Tuesday, July 25, 2017

Garlic Butter Shrimp Over Zucchini & Squash Noodles

Back to eating healthy I go!

Saving up for a wedding means cooking dinner during the week and bringing lunch to work as well. This also gives us the option to eat healthier and not feel bad about that takeout we ate the night before.

Last night I decided to whip up a simple and easy dinner for the future hubby and I. Although he is not a fan of zoodles, I assured him that the way I was making it, he would definitely enjoy. Unfortunately, I was so  hungry once I finished making it, that I forgot to take a picture! I will post it next time.... I promise!

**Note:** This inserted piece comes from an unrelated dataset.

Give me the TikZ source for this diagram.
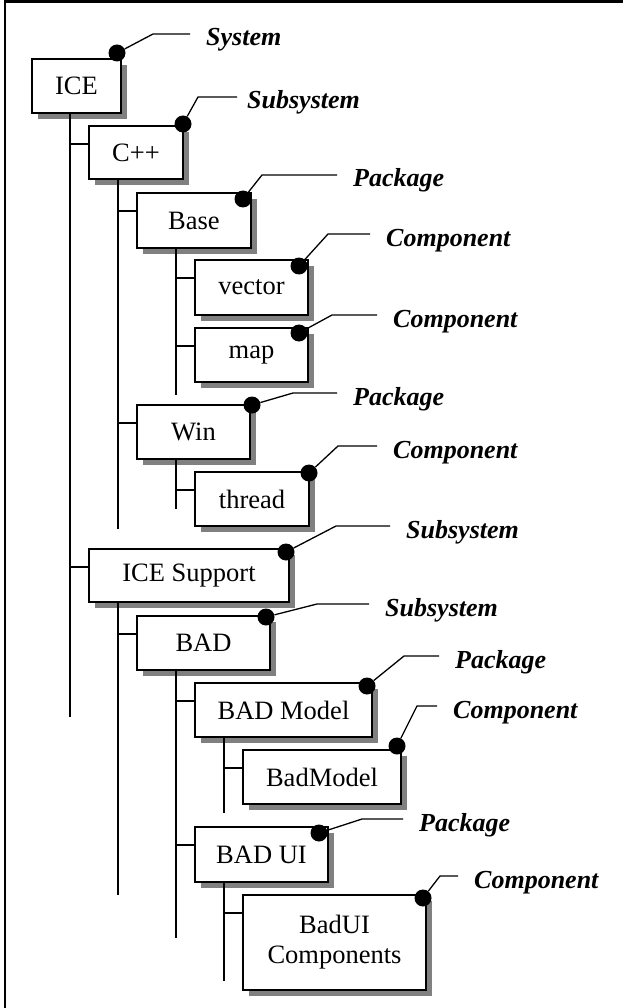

Anywho.... I bought organic zucchini and squash, stuck it in my spiralizer, squeezed out the excess water from both vegetable, and tossed them in a bowl with some salt and pepper. I then heated up some grape seed oil in a pan, and cooked my noodles for about 2-3 minutes, or until they start looking a bit softer. Once the zoodles were done, I transferred them to a plate and set them aside. I then washed my shrimp, seasoned with some salt and pepper, heated up a little but more grape seed oil in my pan, and cooked my shrimp for about 2-3 minutes. Transferred the shrimp to another plate and set aside while I make my sauce. All I did with my sauce, was add about a half a stick of butter (can be salted or unsalted), chopped up some fresh garlic, and melted it all together. You can also add some lemon juice and parsley for that extra kick!. Once the butter and garlic were mixed together, I added my zoodles and shrimp back in, and sauteed for about 3 minutes. You don't want your noodles to get too mushy!

And voila! It was very flavorful and light. I was surprised my soon to be hubs enjoyed it!

If you are still on that healthy kick, and you are looking for some light dinner recipes, this is definitely one to make!